From the first line of the data down to and including the line with "[11.0, 12.8, 12.9]]", copy everything exactly, leaving out pictures.

** start of Available data **

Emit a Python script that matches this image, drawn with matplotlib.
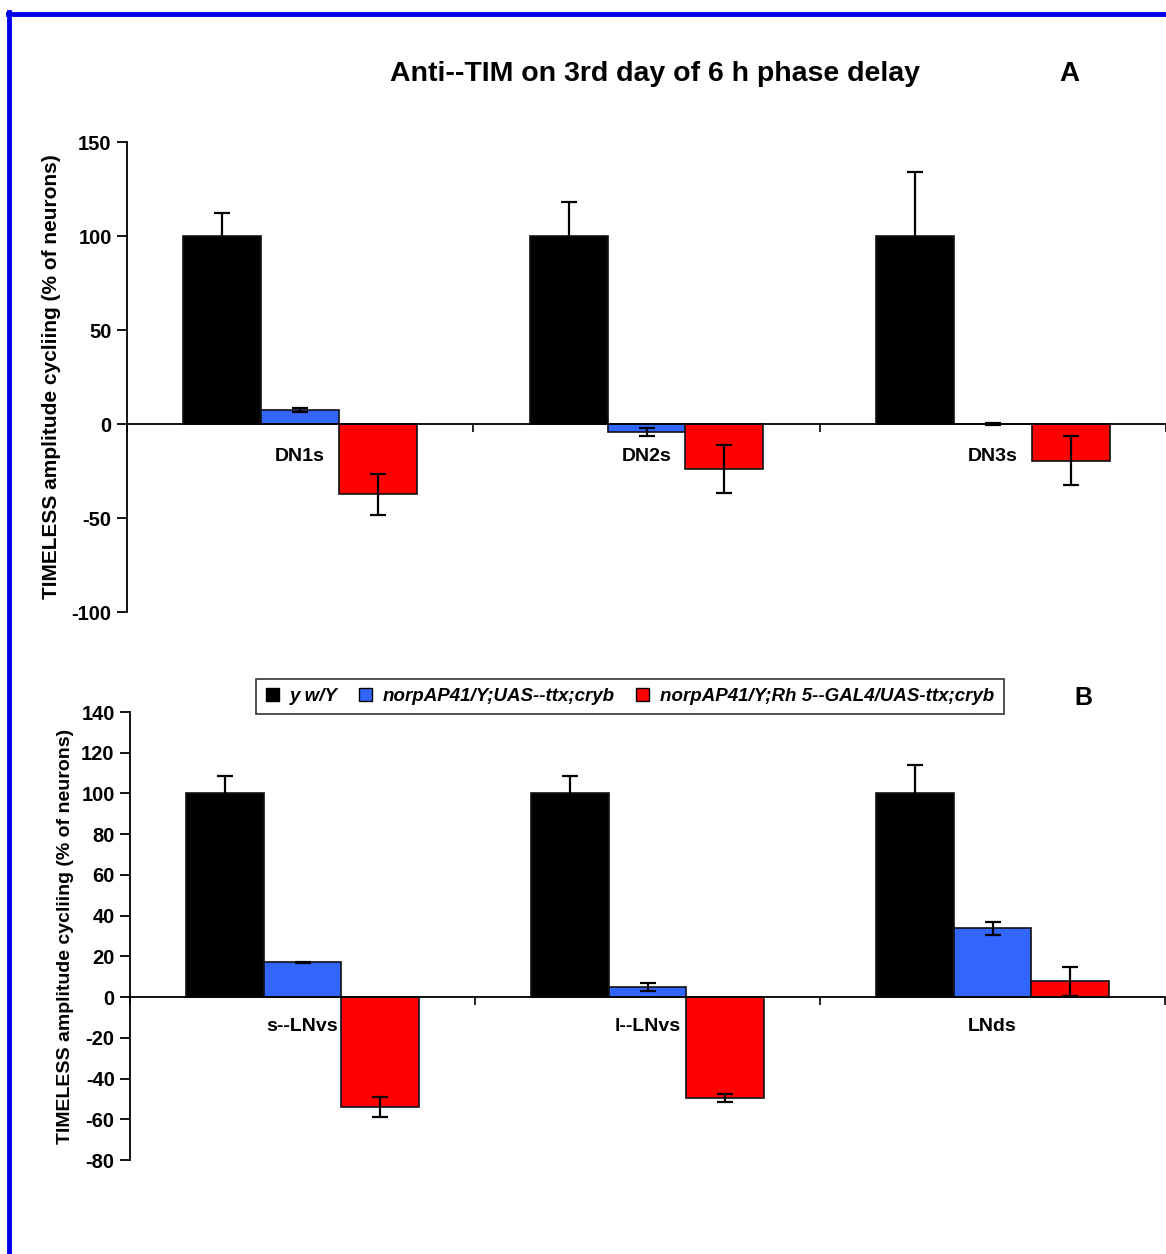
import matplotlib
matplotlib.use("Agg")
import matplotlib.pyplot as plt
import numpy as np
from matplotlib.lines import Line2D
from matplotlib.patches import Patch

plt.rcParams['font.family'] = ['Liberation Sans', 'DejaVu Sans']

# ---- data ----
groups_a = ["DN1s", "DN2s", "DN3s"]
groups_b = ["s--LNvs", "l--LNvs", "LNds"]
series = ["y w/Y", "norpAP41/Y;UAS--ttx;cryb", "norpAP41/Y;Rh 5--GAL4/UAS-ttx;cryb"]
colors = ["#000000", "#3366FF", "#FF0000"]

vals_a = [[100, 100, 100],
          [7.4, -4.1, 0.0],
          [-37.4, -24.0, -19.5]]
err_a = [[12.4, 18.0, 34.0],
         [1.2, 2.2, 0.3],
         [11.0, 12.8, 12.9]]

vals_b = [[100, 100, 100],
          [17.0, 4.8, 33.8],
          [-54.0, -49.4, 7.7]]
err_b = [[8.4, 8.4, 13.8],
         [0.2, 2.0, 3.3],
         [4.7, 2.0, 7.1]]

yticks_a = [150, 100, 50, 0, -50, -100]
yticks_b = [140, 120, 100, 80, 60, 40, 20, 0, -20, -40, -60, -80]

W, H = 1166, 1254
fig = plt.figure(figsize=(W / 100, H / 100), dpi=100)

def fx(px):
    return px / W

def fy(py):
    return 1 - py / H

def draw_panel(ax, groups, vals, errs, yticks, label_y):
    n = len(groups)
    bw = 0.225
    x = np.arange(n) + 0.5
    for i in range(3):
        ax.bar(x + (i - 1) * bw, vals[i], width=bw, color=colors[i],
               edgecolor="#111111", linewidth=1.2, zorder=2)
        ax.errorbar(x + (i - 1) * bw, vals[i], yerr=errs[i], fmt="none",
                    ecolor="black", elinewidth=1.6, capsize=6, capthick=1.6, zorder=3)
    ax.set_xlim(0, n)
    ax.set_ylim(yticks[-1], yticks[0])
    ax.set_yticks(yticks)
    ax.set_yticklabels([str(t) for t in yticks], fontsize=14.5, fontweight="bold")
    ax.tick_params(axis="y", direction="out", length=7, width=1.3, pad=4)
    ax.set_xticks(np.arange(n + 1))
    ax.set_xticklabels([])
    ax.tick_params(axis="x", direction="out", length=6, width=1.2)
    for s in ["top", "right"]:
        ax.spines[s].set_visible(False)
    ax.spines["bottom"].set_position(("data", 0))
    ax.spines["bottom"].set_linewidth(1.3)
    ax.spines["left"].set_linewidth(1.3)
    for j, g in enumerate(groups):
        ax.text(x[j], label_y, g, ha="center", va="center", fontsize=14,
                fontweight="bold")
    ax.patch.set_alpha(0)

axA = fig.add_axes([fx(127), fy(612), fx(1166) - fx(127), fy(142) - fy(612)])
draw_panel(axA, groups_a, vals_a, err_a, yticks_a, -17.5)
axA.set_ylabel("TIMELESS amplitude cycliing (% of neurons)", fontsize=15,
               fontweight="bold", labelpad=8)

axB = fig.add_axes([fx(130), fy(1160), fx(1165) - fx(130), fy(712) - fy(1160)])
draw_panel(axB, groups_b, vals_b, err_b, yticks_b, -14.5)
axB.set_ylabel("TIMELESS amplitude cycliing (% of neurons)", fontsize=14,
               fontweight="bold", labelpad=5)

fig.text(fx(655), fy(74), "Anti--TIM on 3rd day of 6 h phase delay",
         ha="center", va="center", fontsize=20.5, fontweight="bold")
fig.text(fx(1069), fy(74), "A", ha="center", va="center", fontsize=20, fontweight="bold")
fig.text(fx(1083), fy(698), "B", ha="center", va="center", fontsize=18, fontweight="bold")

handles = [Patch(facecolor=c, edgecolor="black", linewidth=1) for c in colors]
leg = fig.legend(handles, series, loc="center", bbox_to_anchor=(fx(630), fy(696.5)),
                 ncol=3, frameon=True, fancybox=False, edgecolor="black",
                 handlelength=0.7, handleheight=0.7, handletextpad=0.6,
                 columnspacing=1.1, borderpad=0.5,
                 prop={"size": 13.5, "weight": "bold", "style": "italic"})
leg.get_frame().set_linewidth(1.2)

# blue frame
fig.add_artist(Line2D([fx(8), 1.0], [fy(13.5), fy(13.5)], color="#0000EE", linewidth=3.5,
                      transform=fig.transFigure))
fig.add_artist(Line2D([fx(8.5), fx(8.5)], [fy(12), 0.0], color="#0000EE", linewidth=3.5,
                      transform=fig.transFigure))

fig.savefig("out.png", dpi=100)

** end of Available data **

Response to the exercise —
Emit a Python script that matches this image, drawn with matplotlib.
import matplotlib
matplotlib.use("Agg")
import matplotlib.pyplot as plt
import numpy as np
from matplotlib.lines import Line2D
from matplotlib.patches import Patch

plt.rcParams['font.family'] = ['Liberation Sans', 'DejaVu Sans']

# ---- data ----
groups_a = ["DN1s", "DN2s", "DN3s"]
groups_b = ["s--LNvs", "l--LNvs", "LNds"]
series = ["y w/Y", "norpAP41/Y;UAS--ttx;cryb", "norpAP41/Y;Rh 5--GAL4/UAS-ttx;cryb"]
colors = ["#000000", "#3366FF", "#FF0000"]

vals_a = [[100, 100, 100],
          [7.4, -4.1, 0.0],
          [-37.4, -24.0, -19.5]]
err_a = [[12.4, 18.0, 34.0],
         [1.2, 2.2, 0.3],
         [11.0, 12.8, 12.9]]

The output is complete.